MAGMATICALLY DRIVEN FLEXURAL UPLIFT OF THE CENTRAL CASCADES ARC, USA, ENCODED BY FLUVIAL INCISION OF THE COLUMBIA RIVER GORGE


KLEMA, Nathaniel, Earth Sciences, 1272 University of Oregon, Eugene, OR 97403, KARLSTROM, Leif, Department of Earth Sciences, University of Oregon, 100 Cascade Hall, 1272 University of Oregon, Eugene, OR 97403, CANNON, Charles M., United States Geological Survey, Vancouver, WA 98683, O'CONNOR, Jim, U.S. Geological Survey, 2130 SW 5th Ave, Portland, OR 97201-4908 and WELLS, Ray, U.S. Geological Survey, 2130 SW 5th Ave, Portland, OR 97201

Mountain building in arc settings occurs through an interplay between the eruption and intrusion of mantle-derived magma, superimposed on regional tectonics. Although challenging to deconvolve, arc topography records the local magmatic history as well as the structural and erosional response to volcanic perturbations. There is no better setting to study these processes than the Columbia River Gorge, where persistent incision by the Columbia has provided a time-evolving cross section of the Cascade Arc through a pulse of high volcanic output, accompanied by arc-scale uplift and faulting along the margins of the arc since 3.5 Ma. Regional plate kinematics are orthogonal to this deformation and so magmatic processes may play an outsized role in the generation of topography. We seek to understand how magmatic forcing is recorded in the landscape by applying tools of tectonic geomorphology to infer long-term patterns of magma flux.

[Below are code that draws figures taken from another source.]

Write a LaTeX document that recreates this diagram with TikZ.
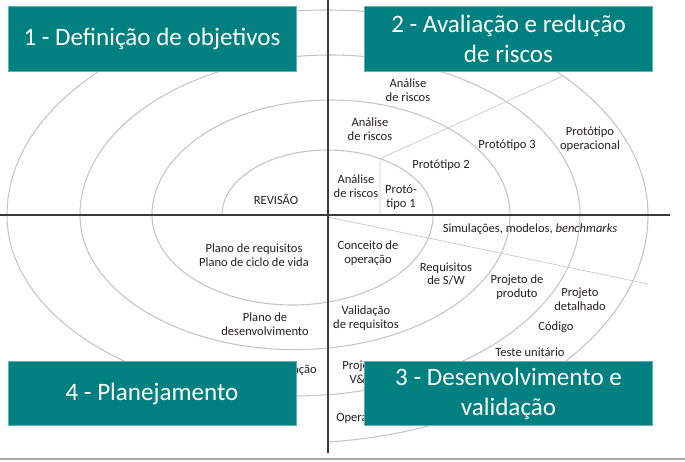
\documentclass[tikz,border=0pt]{standalone}
\usepackage{fontspec}
\setmainfont{Carlito}
\definecolor{SPTeal}{HTML}{008080}
\definecolor{SPEdge}{HTML}{5FB3B3}
\definecolor{SPRing}{HTML}{C4C4C4}
\definecolor{SPAxis}{HTML}{3A3A3A}
\definecolor{SPRay}{HTML}{C8C8C8}
\definecolor{SPInk}{HTML}{231F20}
\definecolor{SPFrame}{HTML}{A6A6A6}
\tikzset{
  ring/.style={SPRing,line width=0.8pt},
  axis/.style={SPAxis,line width=0.9pt},
  ray/.style={SPRay,line width=0.5pt},
  frame/.style={SPFrame,line width=1.5pt},
  note/.style={text=SPInk,font=\fontsize{9.4}{10.2}\selectfont,align=center,inner sep=0pt},
  phase/.style={draw=SPEdge,line width=0.6pt,fill=SPTeal,text=white,
                font=\fontsize{18.8}{22.5}\selectfont,align=center,
                minimum width=216pt,minimum height=48.5pt,inner sep=0pt},
}

\begin{document}
\begin{tikzpicture}[x=0.75pt,y=0.75pt]
    \useasboundingbox (-328,-246) rectangle (357,215);

    % spiral, half ellipses
    \draw[ring] (-106,0) arc[start angle=180,end angle=0,x radius=105.5,y radius=65]
      arc[start angle=0,end angle=-180,x radius=140.5,y radius=90]
      arc[start angle=180,end angle=0,x radius=179,y radius=115]
      arc[start angle=0,end angle=-180,x radius=215,y radius=134.6]
      arc[start angle=180,end angle=0,x radius=250,y radius=160]
      arc[start angle=0,end angle=-180,x radius=286.5,y radius=181]
      arc[start angle=180,end angle=0,x radius=320.5,y radius=205]
      arc[start angle=0,end angle=-84.5,x radius=354,y radius=228];

    % radial lines
    \coordinate (proto1foot) at (52,0);
    \coordinate (proto1top) at (52,56.4);
    \coordinate (proto3tip) at (235,139);
    \coordinate (devstart) at (0,-2);
    \coordinate (devtip) at (320,-69);
    \draw[ray] (proto1foot) -- (proto1top) -- (proto3tip);
    \draw[ray] (devstart) -- (devtip);

    % axes
    \coordinate (north) at (0,215);
    \coordinate (south) at (0,-238);
    \coordinate (west) at (-328,0);
    \coordinate (east) at (342,0);
    \draw[axis] (north) -- (south);
    \draw[axis] (west) -- (east);
    \coordinate (frameleft) at (-328,-244);
    \coordinate (frameright) at (357,-244);
    \draw[frame] (frameleft) -- (frameright);

    % labels
    \node[note] (revisao) at (-52,15) {REVISÃO};
    \node[note] (risk1) at (28,29) {Análise\\de riscos};
    \node[note] (proto1) at (73,18) {Protó-\\tipo 1};
    \node[note] (risk2) at (42,86) {Análise\\de riscos};
    \node[note] (proto2) at (113,50) {Protótipo 2};
    \node[note] (risk3) at (80,125) {Análise\\de riscos};
    \node[note] (proto3) at (179,70) {Protótipo 3};
    \node[note] (protoop) at (262,76) {Protótipo\\operacional};
    \node[note] (simul) at (202,-14) {Simulações, modelos, \emph{benchmarks}};
    \node[note] (concept) at (40,-38) {Conceito de\\operação};
    \node[note] (reqsw) at (118,-59) {Requisitos\\de S/W};
    \node[note] (prodesign) at (189,-72) {Projeto de\\produto};
    \node[note] (detdesign) at (252,-84) {Projeto\\detalhado};
    \node[note] (reqval) at (38,-103) {Validação\\de requisitos};
    \node[note] (code) at (228,-112) {Código};
    \node[note] (unittest) at (202,-137) {Teste unitário};
    \node[note] (reqplan) at (-74,-40) {Plano de requisitos\\Plano de ciclo de vida};
    \node[note] (devplan) at (-63,-109) {Plano de\\desenvolvimento};
    \node[note,anchor=east] (integplan) at (-11,-155) {Plano de integração};
    \node[note] (vv) at (33,-157) {Projeto\\V\&V};
    \node[note,anchor=west] (oper) at (8,-203) {Operação};

    % phase boxes
    \node[phase] (objectives) at (-176,176) {1 - Definição de objetivos};
    \node[phase] (risks) at (180.5,176) {2 - Avaliação e redução\\de riscos};
    \node[phase] (planning) at (-176,-178.5) {4 - Planejamento};
    \node[phase] (develop) at (180.5,-178.5) {3 - Desenvolvimento e\\validação};
\end{tikzpicture}
\end{document}
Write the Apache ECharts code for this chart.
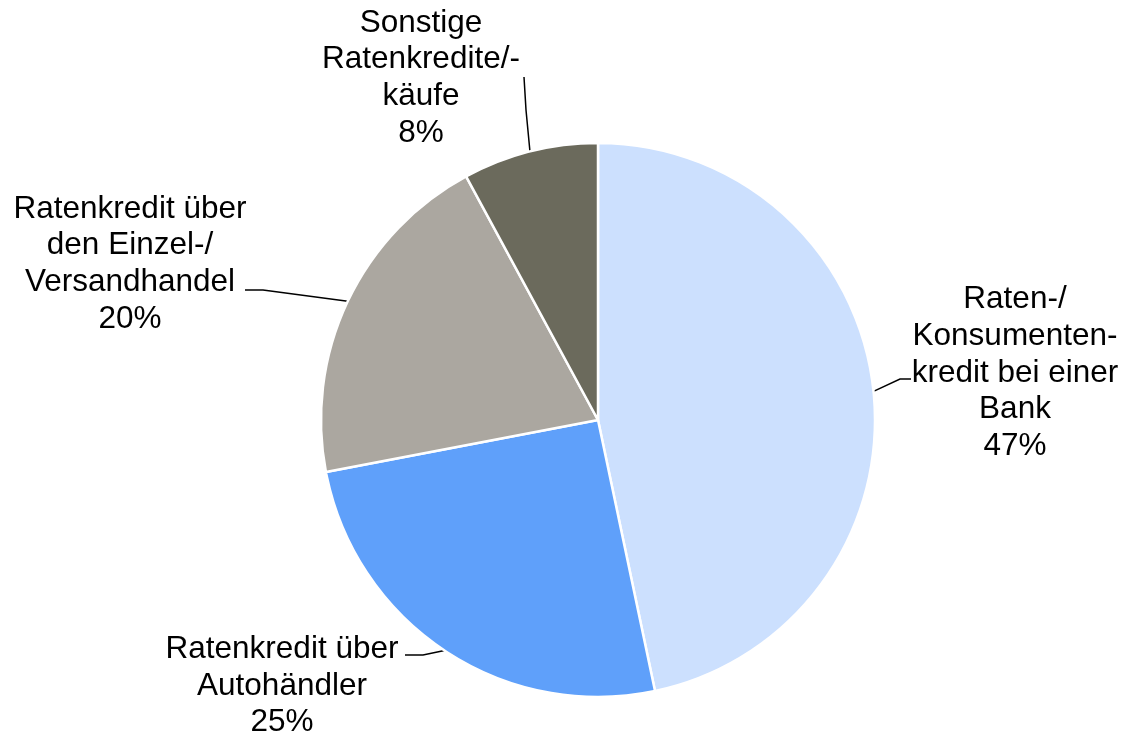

Uplift across the gorge is recorded in Columbia sediments preserved in fluvial deposits that fill a channel abandoned by the river after 3.5 Ma. Deformation of this strain marker (up to ~900m), is mimicked in a set of fluvial knickpoints in 16 Columbia tributaries, suggesting a transient landscape response to the uplift pulse. Using both the geologic strain data and a bedrock river incision model, we model deformation as uplift of a thin elastic plate subject to basal forcing from intrusions. Data inversions show that uplift has been continuous since onset, and that rates of landscape adjustment are driven primarily by intrusive uplift (rather than surface deposition) allowing us to isolate the constructional component of topography from river profiles. We show that observed displacements across the gorge can be explained through magmatic processes alone with deep magma flux rates of ~10km^3/km/Myr and an intrusive:extrusive ratio of ~3:1. Best fit models from our flexural inversion imply concentrated stresses in the upper crust that could explain both arc marginal rifting and observed locations of off-axis volcanic vent fields. This coupled geophysical and geomorphic approach provides insights into magmatic forcing on arc topography and provides a self-consistent explanation for both the structural and morphological evolution of the Columbia River Gorge.